Aside from enforcing a “make love, not bugs” policy, we’re adding a New Relic alert that will notify us about a bug before it gets to a stage where it can take the service down.
At 20:00 GMT we detected a bug with the Safe Updates queue. In certain scenarios the system delays an update by 5 seconds, reducing load and preventing the update from triggering when a backup is being made (among other things). The bug prevented the update from getting into the queue after being delayed, leaving it in a limbo. This in turn resulted in an endless queue in the front end of the dashboard.
The exact number is unknown, since some updates were affected, while others worked as usual. A rough estimate is that around 10% of users have been affected with at least one update delay.
While we are not still certain what caused this bug, we’ve built a workaround for it, ensuring it does not happen again. We will not rest until we get to the bottom of this, no matter what it takes, Dana. The truth is out there.
At 8:30 GMT a bug in the ManageWP server back end triggered a high volume of notifications that were sent to the server database. This in turn caused the server to become unstable. By 10:00 we fixed the bug and restored the service.
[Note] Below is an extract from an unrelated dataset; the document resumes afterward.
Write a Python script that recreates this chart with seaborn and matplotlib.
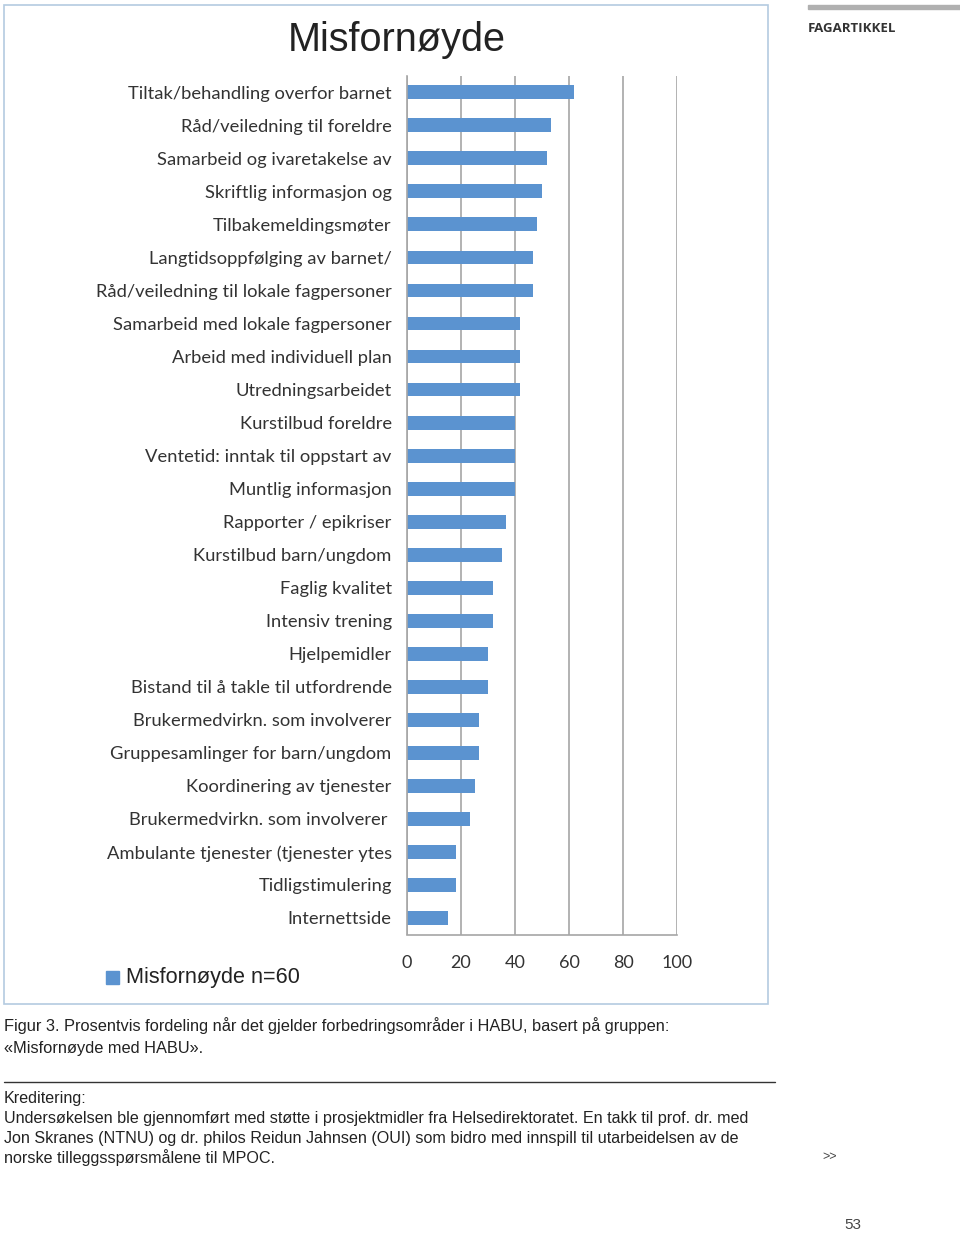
import matplotlib
matplotlib.use("Agg")
import matplotlib.pyplot as plt
import matplotlib.patches as mpatches
import seaborn as sns
import pandas as pd

# forbedringsområder (percent of n=60)
labels = [
    "Tiltak/behandling overfor barnet",
    "Råd/veiledning til foreldre",
    "Samarbeid og ivaretakelse av",
    "Skriftlig informasjon og",
    "Tilbakemeldingsmøter",
    "Langtidsoppfølging av barnet/",
    "Råd/veiledning til lokale fagpersoner",
    "Samarbeid med lokale fagpersoner",
    "Arbeid med individuell plan",
    "Utredningsarbeidet",
    "Kurstilbud foreldre",
    "Ventetid: inntak til oppstart av",
    "Muntlig informasjon",
    "Rapporter / epikriser",
    "Kurstilbud barn/ungdom",
    "Faglig kvalitet",
    "Intensiv trening",
    "Hjelpemidler",
    "Bistand til å takle til utfordrende",
    "Brukermedvirkn. som involverer",
    "Gruppesamlinger for barn/ungdom",
    "Koordinering av tjenester",
    "Brukermedvirkn. som involverer ",
    "Ambulante tjenester (tjenester ytes",
    "Tidligstimulering",
    "Internettside",
]
values = [61.7, 53.3, 51.7, 50.0, 48.3, 46.7, 46.7, 41.7, 41.7, 41.7, 40.0, 40.0, 40.0,
          36.7, 35.0, 31.7, 31.7, 30.0, 30.0, 26.7, 26.7, 25.0, 23.3, 18.3, 18.3, 15.0]
xticks = [0, 20, 40, 60, 80, 100]

BAR = "#5b93d0"
GRID = "#a6a6a6"
W, H = 960, 1234

df = pd.DataFrame({"omrade": labels, "prosent": values})

sns.set_theme(style="white")
fig = plt.figure(figsize=(W / 100, H / 100), dpi=100)

def fx(px):
    return px / W

def fy(py):
    return 1 - py / H

# frame around the chart
fig.patches.append(mpatches.Rectangle((fx(4), fy(1004)), fx(764), 999 / H,
                                      transform=fig.transFigure, fill=False,
                                      edgecolor="#b4cbe0", lw=1.2))

ax = fig.add_axes([fx(407), fy(934.5), fx(270), 858.7 / H])
sns.barplot(data=df, x="prosent", y="omrade", color=BAR, width=0.42,
            saturation=1, ax=ax, orient="h", linewidth=0)
ax.set_xlim(0, 100)
ax.set_ylim(len(labels) - 0.5, -0.5)
ax.set_xticks(xticks)
ax.set_xticklabels([str(t) for t in xticks])
ax.set_xlabel("")
ax.set_ylabel("")
ax.xaxis.grid(True, color=GRID, lw=1.2)
ax.set_axisbelow(True)
for s in ["top", "right"]:
    ax.spines[s].set_visible(False)
for s in ["left", "bottom"]:
    ax.spines[s].set_color(GRID)
    ax.spines[s].set_linewidth(1.2)

# category tick marks sit between the bars, like Excel
ax.set_yticks([i + 0.5 for i in range(-1, len(labels))], minor=True)
ax.tick_params(axis="y", which="minor", length=5, color=GRID, width=1, direction="out")
ax.tick_params(axis="y", which="major", length=0, pad=11, labelsize=13.2,
               labelcolor="#333333")
ax.tick_params(axis="x", length=5, color=GRID, width=1, pad=10, labelsize=13,
               labelcolor="#333333")
for t in ax.get_yticklabels() + ax.get_xticklabels():
    t.set_family(["Lato", "DejaVu Sans"])

# title and legend
fig.text(fx(397), fy(40), "Misfornøyde", ha="center", va="center", fontsize=28.5,
         family=["Liberation Sans", "DejaVu Sans"], color="#222222")
fig.patches.append(mpatches.Rectangle((fx(106), fy(984)), fx(13), 13 / H,
                                      transform=fig.transFigure, color=BAR))
fig.text(fx(126), fy(977), "Misfornøyde n=60", ha="left", va="center", fontsize=15.6,
         family=["Liberation Sans", "DejaVu Sans"], color="#222222")

# page text
cap = ["Liberation Sans", "DejaVu Sans"]
fig.text(fx(4), fy(1026), "Figur 3. Prosentvis fordeling når det gjelder forbedringsområder i HABU, basert på gruppen:",
         ha="left", va="center", fontsize=11.8, family=cap, color="#222222")
fig.text(fx(4), fy(1048), "«Misfornøyde med HABU».", ha="left", va="center",
         fontsize=11.8, family=cap, color="#222222")
fig.lines.append(plt.Line2D([fx(4), fx(775)], [fy(1082), fy(1082)],
                            transform=fig.transFigure, color="#333333", lw=1))
credit = [
    "Kreditering:",
    "Undersøkelsen ble gjennomført med støtte i prosjektmidler fra Helsedirektoratet. En takk til prof. dr. med",
    "Jon Skranes (NTNU) og dr. philos Reidun Jahnsen (OUI) som bidro med innspill til utarbeidelsen av de",
    "norske tilleggsspørsmålene til MPOC.",
]
for i, line in enumerate(credit):
    fig.text(fx(4), fy(1098 + 20 * i), line, ha="left", va="center", fontsize=11.6,
             family=cap, color="#222222")
fig.text(fx(822), fy(1157), ">>", ha="left", va="center", fontsize=9, family=cap,
         color="#444444")
fig.text(fx(844), fy(1225), "53", ha="left", va="center", fontsize=11, family=cap,
         color="#444444")
fig.text(fx(808), fy(28), "FAGARTIKKEL", ha="left", va="center", fontsize=9.5,
         weight="bold", family=["Open Sans", "DejaVu Sans"], color="#333333")
fig.patches.append(mpatches.Rectangle((fx(808), fy(9)), fx(152), 4 / H,
                                      transform=fig.transFigure, color="#b0b0b0"))

fig.savefig("out.png", dpi=100)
People logging in between 8:30 and 10:00 GMT experienced intermittent glitches – some could not log in, getting a 502 error. Others would get an occasional error message on the dashboard, but were otherwise able to manage their websites.
Diligence, diligence, diligence. We’re constantly ramping up our efforts to test the code we push live. As a result, we’re catching bugs that would otherwise be undetected. Some bugs will inevitably sneak into production, tho. It’s up to us to fix them ASAP, unless we want to inadvertently cause a machine uprising. And I’m not talking about the good kind, like Matrix, but the Maximum Overdrive kind, with Emilio Estevez.